# Happy Bleats 2020 babies



## happybleats (Sep 12, 2010)

We down sized quite a bit..only have 5 goats bred this year..so far we have 3 sets of twins

Lamanchas: Nelson and Niya
Mini Saanen/Sable: Madeline and Magnolia
Mini Saanen/sable: Benjamin and Harmony


----------



## J4Julz (Mar 3, 2020)

So cute! Congratulations!


----------



## ksalvagno (Oct 6, 2009)

Very cute!


----------



## Nigerian dwarf goat (Sep 25, 2017)

too cute!


----------



## GoofyGoat (Sep 21, 2018)

They're so adorable! Congratulations, I'll bet you're having a lot of fun with them.


----------



## CaramelKittey (Oct 31, 2019)

So precious! I love them! 
As for your other does, when are they due to have precious little angels?


----------



## MadHouse (Oct 3, 2019)

Beautiful kids and gorgeous photography! Congratulations!
Do you have a professional photographer or did you take those?


----------



## NDinKY (Aug 3, 2019)

Super cute kids, congrats! Also, great photos!


----------



## toth boer goats (Jul 20, 2008)

So cute.


----------



## CaramelKittey (Oct 31, 2019)

MadHouse said:


> Beautiful kids and gorgeous photography! Congratulations!
> Do you have a professional photographer or did you take those?
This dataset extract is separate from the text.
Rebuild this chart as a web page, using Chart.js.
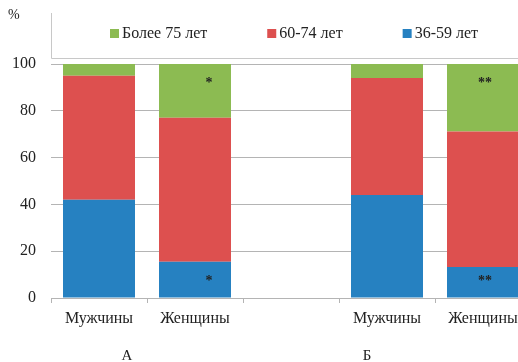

I thought the same thing! When I saw the photos I said to myself, "Wow! This is one professional looking website! Was this a professional photographer or were the pictures just taken by these goat's phenomenal owners?"


----------



## happybleats (Sep 12, 2010)

Thank you all. I take most all our pix or my daughter take them. I try to remember to add her name under our web address when they are hers. I'll pass on the compliments..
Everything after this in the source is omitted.